Charlotte Church exploded onto the classical recording scene at the age of 12 and enchanted audiences around the world with a remarkably mature voice.
Her story seems to confirm the notion that Wales is a land of naturally great singers. At the age of 11, she appeared on the British television program "Talking Telephone Numbers"; she sang "Pie Jesu" from the Andrew Lloyd Webber Requiem. Paul Burger, chairman and chief executive of Sony Music UK, saw the performance and immediately signed her to a recording contract.
The result was an album called Voice of an Angel. Its theme was primarily religious, with music ranging from hymns like Amazing Grace and Jerusalem to classical pieces like "Pie Jesu". Cautioned that classical recordings often sell copies numbering only in the low four figures, she and the recording world in general were surprised when it quickly sold over 600,000 copies in Britain alone -- double platinum in that country.
The feat made her the youngest artist ever to have a No. 1 album on the classical charts. The disc also made the top five among albums in general (in the U.K.); again, she is the youngest artist ever to have an album rise so high on that chart. The recording went gold in the United States, and Charlotte performed on American television's Late Night with David Letterman, The Tonight Show with Jay Leno, Oprah and Rosie, Good Morning America, and The Today Show, and was booked to act and sing in an episode of the series Touched by an Angel.

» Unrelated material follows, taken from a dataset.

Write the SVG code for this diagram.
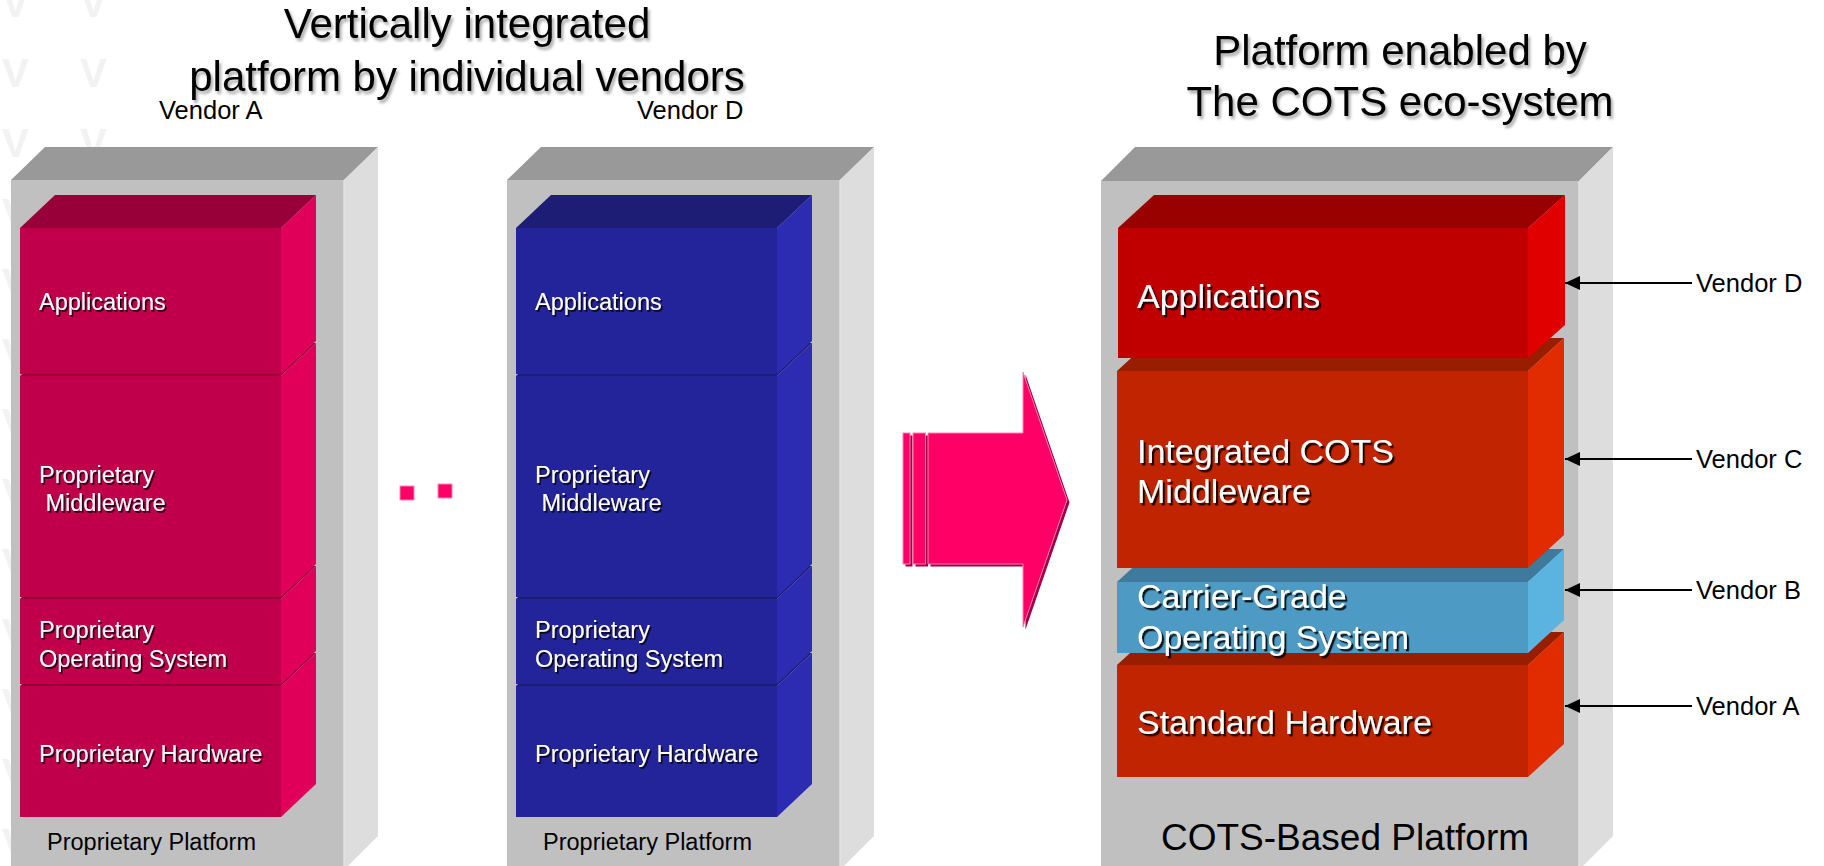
<svg xmlns="http://www.w3.org/2000/svg" width="1824" height="866" viewBox="0 0 1824 866">
  <defs>
    <style>
      text { font-family: "Liberation Sans", Arial, sans-serif; }
      .title { font-size: 42px; fill: #000; filter: url(#softShadow); }
      .vendor { font-size: 25.5px; fill: #000; }
      .lbl { font-size: 23.5px; fill: #fff; filter: url(#hardShadow); }
      .lblBig { font-size: 34px; fill: #fff; filter: url(#hardShadowBig); }
      .base { font-size: 23.5px; fill: #000; }
      .baseBig { font-size: 37px; fill: #000; }
      .wm { font-size: 40px; font-weight: bold; fill: #f2f2f2; }
      .pfTop { fill: #999999; }
      .pfFront { fill: #c0c0c0; }
      .pfSide { fill: #dddddd; }
      .pkTop { fill: #98003a; }
      .pkFront { fill: #c1004b; }
      .pkSide { fill: #e0005a; }
      .blTop { fill: #1d1d75; }
      .blFront { fill: #24249a; }
      .blSide { fill: #2c2cb3; }
      .rdTop { fill: #990000; }
      .rdFront { fill: #c00000; }
      .rdSide { fill: #e00000; }
      .orTop { fill: #991e00; }
      .orFront { fill: #c02400; }
      .orSide { fill: #e02c00; }
      .cyTop { fill: #3e7a9c; }
      .cyFront { fill: #4d9bc4; }
      .cySide { fill: #5bb3e0; }
      .edge { stroke: #e6e6e6; stroke-width: 1.2; fill: none; }
      .conn { stroke: #000; stroke-width: 2.2; fill: none; marker-end: url(#head); }
    </style>
    <filter id="softShadow" x="-5%" y="-30%" width="110%" height="160%">
      <feDropShadow dx="2" dy="3" stdDeviation="1.6" flood-color="#000" flood-opacity="0.35"/>
    </filter>
    <filter id="hardShadow" x="-5%" y="-30%" width="110%" height="160%">
      <feDropShadow dx="1.6" dy="1.8" stdDeviation="0.5" flood-color="#000" flood-opacity="0.85"/>
    </filter>
    <filter id="hardShadowBig" x="-5%" y="-30%" width="110%" height="160%">
      <feDropShadow dx="2.2" dy="2.4" stdDeviation="0.6" flood-color="#000" flood-opacity="0.85"/>
    </filter>
    <marker id="head" viewBox="0 0 15 14" refX="15" refY="7" markerWidth="15" markerHeight="14" markerUnits="userSpaceOnUse" orient="auto">
      <path d="M0,0 L15,7 L0,14 Z" fill="#000"/>
    </marker>
  </defs>

  <rect width="1824" height="866" fill="#ffffff"/>

  <!-- faint background watermark -->
  <g id="watermark">
    <text class="wm" x="2" y="17">V</text>
    <text class="wm" x="80" y="17">V</text>
    <text class="wm" x="2" y="87">V</text>
    <text class="wm" x="80" y="87">V</text>
    <text class="wm" x="2" y="157">V</text>
    <text class="wm" x="80" y="157">V</text>
    <text class="wm" x="2" y="227">V</text>
    <text class="wm" x="2" y="297">V</text>
    <text class="wm" x="2" y="367">V</text>
    <text class="wm" x="2" y="437">V</text>
    <text class="wm" x="2" y="507">V</text>
    <text class="wm" x="2" y="577">V</text>
    <text class="wm" x="2" y="647">V</text>
    <text class="wm" x="2" y="717">V</text>
    <text class="wm" x="2" y="787">V</text>
    <text class="wm" x="2" y="857">V</text>
  </g>

  <!-- headings -->
  <g id="heading-left">
    <text class="title" x="467" y="38" text-anchor="middle">Vertically integrated</text>
    <text class="title" x="467" y="91" text-anchor="middle">platform by individual vendors</text>
  </g>
  <g id="heading-right">
    <text class="title" x="1400" y="65" text-anchor="middle">Platform enabled by</text>
    <text class="title" x="1400" y="116" text-anchor="middle">The COTS eco-system</text>
  </g>

  <!-- Vendor A: proprietary stack -->
  <g id="platform-a">
    <text class="vendor" x="159" y="119">Vendor A</text>
    <polygon class="pfTop" points="11,180 45,147 378,147 344,180"/>
    <rect class="pfFront" x="11" y="180" width="333" height="690"/>
    <polygon class="pfSide" points="344,180 378,147 378,836 344,870"/>
    <line class="edge" x1="344" y1="180" x2="344" y2="866"/>
    <g id="a-hardware">
      <polygon class="pkTop" points="20,686 55,653 316,653 281,686"/>
      <rect class="pkFront" x="20" y="686" width="261" height="131"/>
      <polygon class="pkSide" points="281,686 316,653 316,784 281,817"/>
      <text class="lbl" x="39" y="762">Proprietary Hardware</text>
    </g>
    <g id="a-os">
      <polygon class="pkTop" points="20,599 55,566 316,566 281,599"/>
      <rect class="pkFront" x="20" y="599" width="261" height="85"/>
      <polygon class="pkSide" points="281,599 316,566 316,651 281,684"/>
      <text class="lbl" x="39" y="638">Proprietary</text>
      <text class="lbl" x="39" y="667">Operating System</text>
    </g>
    <g id="a-middleware">
      <polygon class="pkTop" points="20,376 55,343 316,343 281,376"/>
      <rect class="pkFront" x="20" y="376" width="261" height="221"/>
      <polygon class="pkSide" points="281,376 316,343 316,564 281,597"/>
      <text class="lbl" x="39" y="483">Proprietary</text>
      <text class="lbl" x="45.5" y="511">Middleware</text>
    </g>
    <g id="a-applications">
      <polygon class="pkTop" points="20,228 55,195 316,195 281,228"/>
      <rect class="pkFront" x="20" y="228" width="261" height="146"/>
      <polygon class="pkSide" points="281,228 316,195 316,341 281,374"/>
      <text class="lbl" x="39" y="310">Applications</text>
    </g>
    <text class="base" x="47" y="850">Proprietary Platform</text>
  </g>

  <!-- ellipsis between the vendor stacks -->
  <g id="ellipsis">
    <rect x="400" y="486" width="14" height="14" fill="#ff0066" stroke="#ff88b4" stroke-width="1"/>
    <rect x="438" y="484" width="14" height="14" fill="#ff0066" stroke="#ff88b4" stroke-width="1"/>
  </g>

  <!-- Vendor D: proprietary stack -->
  <g id="platform-d">
    <text class="vendor" x="637" y="119">Vendor D</text>
    <polygon class="pfTop" points="507,180 541,147 874,147 840,180"/>
    <rect class="pfFront" x="507" y="180" width="333" height="690"/>
    <polygon class="pfSide" points="840,180 874,147 874,836 840,870"/>
    <line class="edge" x1="840" y1="180" x2="840" y2="866"/>
    <g id="d-hardware">
      <polygon class="blTop" points="516,686 551,653 812,653 777,686"/>
      <rect class="blFront" x="516" y="686" width="261" height="131"/>
      <polygon class="blSide" points="777,686 812,653 812,784 777,817"/>
      <text class="lbl" x="535" y="762">Proprietary Hardware</text>
    </g>
    <g id="d-os">
      <polygon class="blTop" points="516,599 551,566 812,566 777,599"/>
      <rect class="blFront" x="516" y="599" width="261" height="85"/>
      <polygon class="blSide" points="777,599 812,566 812,651 777,684"/>
      <text class="lbl" x="535" y="638">Proprietary</text>
      <text class="lbl" x="535" y="667">Operating System</text>
    </g>
    <g id="d-middleware">
      <polygon class="blTop" points="516,376 551,343 812,343 777,376"/>
      <rect class="blFront" x="516" y="376" width="261" height="221"/>
      <polygon class="blSide" points="777,376 812,343 812,564 777,597"/>
      <text class="lbl" x="535" y="483">Proprietary</text>
      <text class="lbl" x="541.5" y="511">Middleware</text>
    </g>
    <g id="d-applications">
      <polygon class="blTop" points="516,228 551,195 812,195 777,228"/>
      <rect class="blFront" x="516" y="228" width="261" height="146"/>
      <polygon class="blSide" points="777,228 812,195 812,341 777,374"/>
      <text class="lbl" x="535" y="310">Applications</text>
    </g>
    <text class="base" x="543" y="850">Proprietary Platform</text>
  </g>

  <!-- transition arrow -->
  <g id="transition-arrow">
    <g fill="#a00045" transform="translate(2.5,2.5)">
      <rect x="903" y="433" width="7" height="131"/>
      <rect x="913" y="433" width="12.5" height="131"/>
      <polygon points="928,433 1023,433 1023,372 1067,500 1023,627 1023,564 928,564"/>
    </g>
    <g fill="#ff0066" stroke="#ff80b0" stroke-width="1">
      <rect x="903" y="433" width="7" height="131"/>
      <rect x="913" y="433" width="12.5" height="131"/>
      <polygon points="928,433 1023,433 1023,372 1067,500 1023,627 1023,564 928,564"/>
    </g>
  </g>

  <!-- COTS-based platform -->
  <g id="platform-cots">
    <polygon class="pfTop" points="1101,181 1135,147 1613,147 1579,181"/>
    <rect class="pfFront" x="1101" y="181" width="478" height="690"/>
    <polygon class="pfSide" points="1579,181 1613,147 1613,836 1579,870"/>
    <line class="edge" x1="1579" y1="181" x2="1579" y2="866"/>
    <g id="cots-hardware">
      <polygon class="orTop" points="1117,665 1153,632 1564,632 1528,665"/>
      <rect class="orFront" x="1117" y="665" width="411" height="112"/>
      <polygon class="orSide" points="1528,665 1564,632 1564,744 1528,777"/>
      <text class="lblBig" x="1137" y="734">Standard Hardware</text>
    </g>
    <g id="cots-os">
      <polygon class="cyTop" points="1117,582 1153,549 1564,549 1528,582"/>
      <rect class="cyFront" x="1117" y="582" width="411" height="71"/>
      <polygon class="cySide" points="1528,582 1564,549 1564,620 1528,653"/>
      <text class="lblBig" x="1137" y="608">Carrier-Grade</text>
      <text class="lblBig" x="1137" y="649">Operating System</text>
    </g>
    <g id="cots-middleware">
      <polygon class="orTop" points="1117,371 1153,338 1564,338 1528,371"/>
      <rect class="orFront" x="1117" y="371" width="411" height="197"/>
      <polygon class="orSide" points="1528,371 1564,338 1564,535 1528,568"/>
      <text class="lblBig" x="1137" y="463">Integrated COTS</text>
      <text class="lblBig" x="1137" y="503">Middleware</text>
    </g>
    <g id="cots-applications">
      <polygon class="rdTop" points="1118,228 1154,195 1565,195 1528,228"/>
      <rect class="rdFront" x="1118" y="228" width="410" height="130"/>
      <polygon class="rdSide" points="1528,228 1565,195 1565,325 1528,358"/>
      <text class="lblBig" x="1137" y="308">Applications</text>
    </g>
    <text class="baseBig" x="1161" y="850">COTS-Based Platform</text>
  </g>

  <!-- vendor attribution connectors -->
  <g id="connectors">
    <line class="conn" x1="1692" y1="283" x2="1565" y2="283"/>
    <line class="conn" x1="1692" y1="459" x2="1565" y2="459"/>
    <line class="conn" x1="1692" y1="590" x2="1565" y2="590"/>
    <line class="conn" x1="1692" y1="706" x2="1565" y2="706"/>
  </g>
  <g id="vendor-labels">
    <text class="vendor" x="1696" y="292">Vendor D</text>
    <text class="vendor" x="1696" y="468">Vendor C</text>
    <text class="vendor" x="1696" y="599">Vendor B</text>
    <text class="vendor" x="1696" y="715">Vendor A</text>
  </g>
</svg>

Church performed at the fiftieth birthday celebrations for the Prince of Wales and at Pope John Paul II¹s Christmas Concert at the Vatican. In November 1999, she released her second album, Charlotte Church, while the first album remained on the album charts and the top of the Billboard Classical Crossover chart after three months. More secular than the first disc, Charlotte Church benefited from heavy marketing in American discount retail chains such as Target -- virtually unprecedented for a classical CD.
Charlotte Church seemed to have the personality of a typical teenager, counting her meetings with Elton John, Will Smith, Danny DeVito and the Spice Girls as equal to those with her classical heroes and heroines such as Placido Domingo, Kiri Te Kanawa, and Kathleen Battle. As she approached adulthood, Church seemed restless and became a fixture of British tabloid gossip pages. Her Prelude, Enchantment, and Dream a Dream albums were firmly located on the pop side of the crossover equation and saw Church collaborating with yet newer crossover sensations like Josh Groban.